On October 9, 2014, the Estonian parliament passed a Co-habitation Act, which extends rights of married couples to unmarried persons, including same-sex couples. Under the new law, which will enter into force on January 1, 2016, unmarried, including same-sex couples will be able to register their cohabitation and have access to state benefits. Registered couples will be able to adopt their partner’s biological children. However, according to Estonia’s lesbian, gay, bisexual and transgender (LGBT) groups, the lack of action by the government to prepare the law for implementation in 2016 undermines its progressive potential.

Several human rights groups in Estonia expressed concern to Human Rights Watch that Estonian law did not explicitly include hatred on the basis of sexual orientation and gender identity as a motivation in the definition of a hate crime. Estonian LGBT groups told Human Rights Watch they were unaware of any cases of hate crimes committed against LGBT people that reached the courts. Another concern is the lack of statistics on hate crimes related to sexual orientation and gender identity, which makes it difficult to understand the rates of anti-LGBT violence as well as its changing dynamics and possible spread.

Recommendations:

  • Ensure that all the preparatory work is done for the implementation of the Co-Habitation Act by the time it enters into force in January 2016;
  • Develop and adopt legislation that would explicitly recognize hatred on the basis of sexual orientation and gender identity as a motive and make it an aggravated circumstance in a crime;
  • Instruct relevant law enforcement agencies, such as the Interior Ministry, to gather data about homophobic and transphobic crimes, and make the gathering of such data compulsory.

Refugees and Asylum Seekers:

According to the United Nations High Commissioner for Refugees, as of December 2014, 90 refugees and 95 asylum seekers resided in Estonia. Estonia maintains a minimalist refugee policy and grants asylum only to a few dozen asylum seekers per year. At least 20 people had been granted asylum as of November 2014. Pursuant to the European Commission’s proposed voluntary agreement among the EU states to resettle refugees who have entered via the Mediterranean, the Estonian government has committed to accepting up to 200 refugees in the next two years.

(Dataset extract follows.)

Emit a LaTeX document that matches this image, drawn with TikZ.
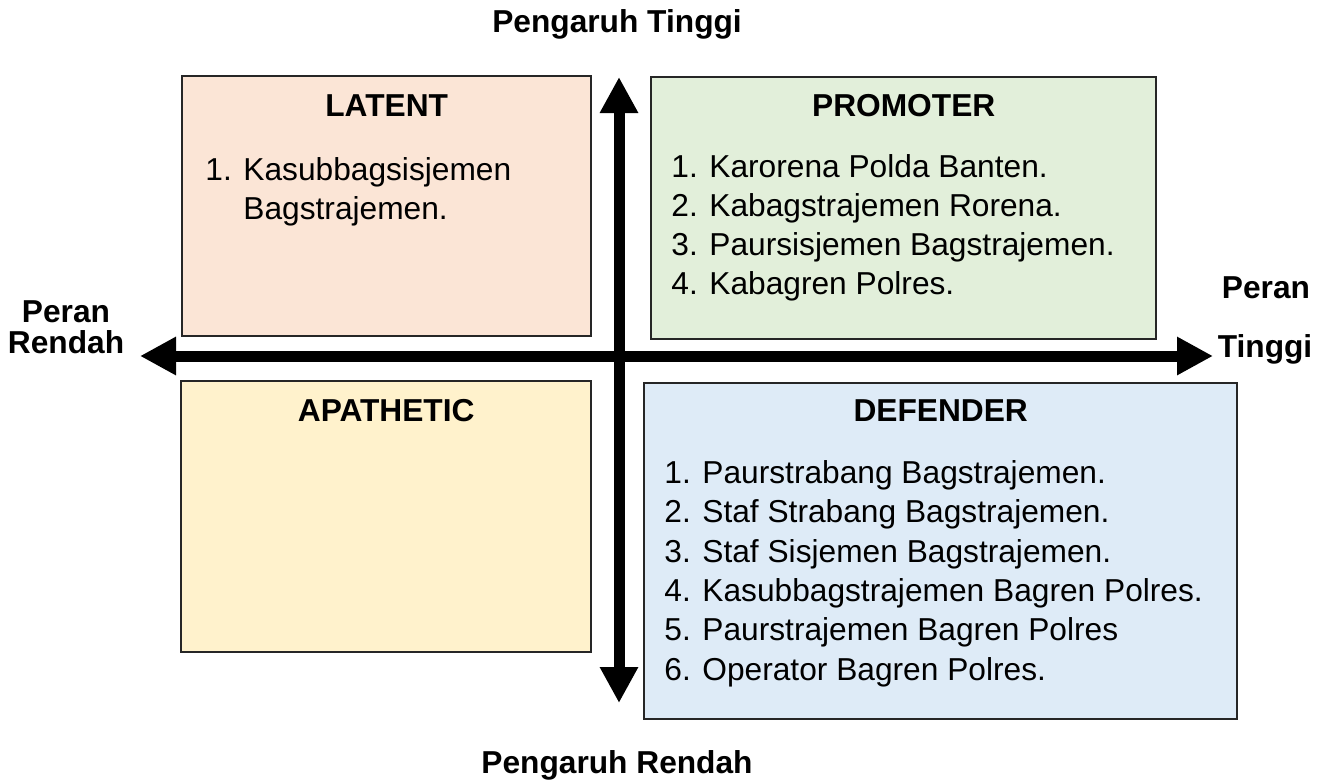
\documentclass[tikz,border=0pt]{standalone}
\usepackage{fontspec}
\setmainfont{Liberation Sans}
\usetikzlibrary{arrows.meta,positioning}
\definecolor{latentfill}{HTML}{FBE5D6}
\definecolor{promofill}{HTML}{E2EFDA}
\definecolor{apathfill}{HTML}{FFF2CC}
\definecolor{defendfill}{HTML}{DEEBF7}
\tikzset{
  quad/.style={
    rectangle,
    draw=black!85, line width=1.2pt,
    inner sep=0pt,
    anchor=north west
  },
  head/.style={font=\bfseries\fontsize{15.85pt}{19pt}\selectfont, inner sep=0pt, anchor=base},
  item/.style={font=\fontsize{15.85pt}{19pt}\selectfont, inner sep=0pt, anchor=base west},
  axis/.style={line width=5.5pt,
    {Triangle[width=18pt,length=18pt]}-{Triangle[width=18pt,length=18pt]}},
}
\newcommand{\numbox}[1]{\makebox[19pt][l]{#1}}

\begin{document}
\begin{tikzpicture}[x=0.5pt, y=-0.5pt]
  \useasboundingbox (0,0) rectangle (1331,781);
  % the four quadrants
  \node[quad, fill=latentfill, minimum width=204.5pt, minimum height=130pt] (latent) at (181,75) {};
  \node[quad, fill=promofill, minimum width=252.5pt, minimum height=131pt] (promo) at (650,76) {};
  \node[quad, fill=apathfill, minimum width=205pt, minimum height=135.5pt] (apath) at (180,380) {};
  \node[quad, fill=defendfill, minimum width=296.5pt, minimum height=168pt] (defend) at (643,382) {};

  \node[head] (latenthd) at ([yshift=-20.5pt]latent.north) {LATENT};
  \node[head] (promohd) at ([yshift=-20pt]promo.north) {PROMOTER};
  \node[head] (apathhd) at ([yshift=-20.5pt]apath.north) {APATHETIC};
  \node[head] (defendhd) at ([yshift=-19.5pt]defend.north) {DEFENDER};

  % lists
  \node[item] (latent1) at (205,180) {\numbox{1.}Kasubbagsisjemen};
  \node[item] (latent2) at (243,219.3) {Bagstrajemen.};
  \foreach \txt [count=\i] in {Karorena Polda Banten., Kabagstrajemen Rorena.,
      Paursisjemen Bagstrajemen., Kabagren Polres.}
    \node[item] (promo\i) at (671,{177+39.3*(\i-1)}) {\numbox{\i.}\txt};
  \foreach \txt [count=\i] in {Paurstrabang Bagstrajemen., Staf Strabang Bagstrajemen.,
      Staf Sisjemen Bagstrajemen., Kasubbagstrajemen Bagren Polres.,
      Paurstrajemen Bagren Polres, Operator Bagren Polres.}
    \node[item] (defend\i) at (664,{483.5+39.3*(\i-1)}) {\numbox{\i.}\txt};

  % axes
  \coordinate (top) at (619,77);
  \coordinate (bottom) at (619,703);
  \coordinate (west) at (140,356);
  \coordinate (east) at (1213,356);
  \draw[axis] (bottom) -- (top);
  \draw[axis] (west) -- (east);

  \node[head] (hightinf) at (617,33) {Pengaruh Tinggi};
  \node[head] (lowinf) at (617,773) {Pengaruh Rendah};
  \node[head] (lowrole1) at (66,322) {Peran};
  \node[head] (lowrole2) at (66,353) {Rendah};
  \node[head] (highrole1) at (1266,298) {Peran};
  \node[head] (highrole2) at (1265,357) {Tinggi};
\end{tikzpicture}
\end{document}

However, according to several Estonian human rights groups, detention facilities and holding centers for asylum seekers are overcrowded, some holding twice their capacity. In addition, asylum seekers encounter serious obstacles in receiving translation support in their language during refugee status determination interviews.

Recommendations:

  • Urgently make improvements and upgrade detention facilities and holding centers for asylum seekers to avoid further overcrowding and guarantee refugees and asylum seekers adequate living conditions after they enter Estonia;
  • Ensure that all asylum seekers receive translation services in their native languages at their request for their refugee status determination interviews.